Leading is tiring. The disciples had a full day with Jesus, culminating with what would turn out to be their final meal together. They had learned important lessons that day about serving humbly and avoiding bravado. They had learned Jesus’ death was imminent and were puzzled about what was about to unfold. It had been a long day—emotionally exhausting and spiritually depleting. They were ready for bed but Jesus had other plans and other needs.
Jesus took the disciples to a garden in Gethsemane to pray. He left the larger group behind, taking Peter, James, and John with him a little farther. Jesus told them about the anguish he was feeling. He then asked them to wait while he slipped away to pray alone. The nearness of his death was closing in on him as he cried out, “My Father! If it is possible, let this cup pass from Me. Yet not as I will, but as you will.” Jesus then returned to Peter and found him sleeping (along with the others). He asked, “Couldn’t you stay awake with Me for one hour? Stay awake and pray, so that you won’t enter into temptation. The spirit is willing, but the flesh is weak.”
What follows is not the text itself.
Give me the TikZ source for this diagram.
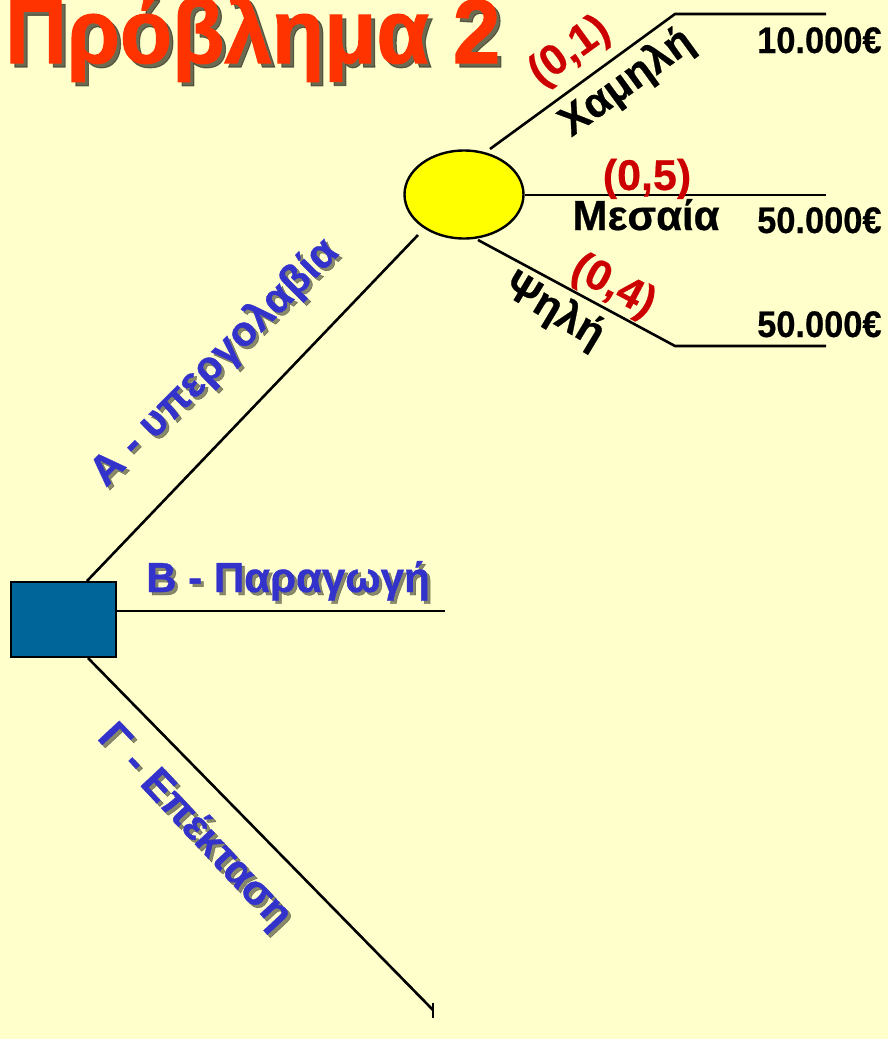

Jesus left again for private prayer. He returned to find Peter and the others asleep again. He left them alone and went back to his prayer place. Finally, he returned the third time and found them still sleeping. By that time, there was no need to awaken them. His betrayers had arrived and Jesus would soon be arrested. The passion events were now underway, moving inexorably to their inevitable, horrible end.
The repeated trips Jesus made back to the sleeping disciples are interesting details in the story. Jesus, facing death on the cross, longed for human companionship at his darkest hour. His communion with God was powerful—Son to Father in the purest form. Yet, it apparently didn’t fully satisfy his relational or spiritual needs. Jesus wanted his closest followers, his most trusted companions, with him as he prepared for the cross. His pathos-filled pleas to pray with him for even one hour reveal his desire for spiritual support and brotherly fellowship. The physical fatigue, relational insensitivity, and spiritual dullness of the disciples (even the inner circle of Peter, James, and John) all contributed to their sleeping through the darkest night of Jesus’ life. When he needed friends the most, they failed him on every count. When Jesus needed his companions to be most spiritually alert, they were asleep.
Jesus’ three-fold return to find Peter sleeping foreshadows and parallels Peter’s three-fold denial of Jesus the following day. When Peter denied Jesus, and heard the rooster crow, perhaps he thought of Jesus rousing him three times the previous night. Jesus needed Peter three times in the night and was neglected. He needed Peter three times the next day and was denied. How painful this must have been as Peter remembered these threesomes later in his life.
Peter failed Jesus at a crucial time for three reasons: physical fatigue, relational insensitivity, and spiritual dullness. Leaders must stay alert—responsive to God at work in and around us. Leaders must discipline themselves so they are at their best when leadership demands are the strongest. Take care of yourself so you have spiritual and emotional resources in reserve to meet intense, often unexpected, ministry demands.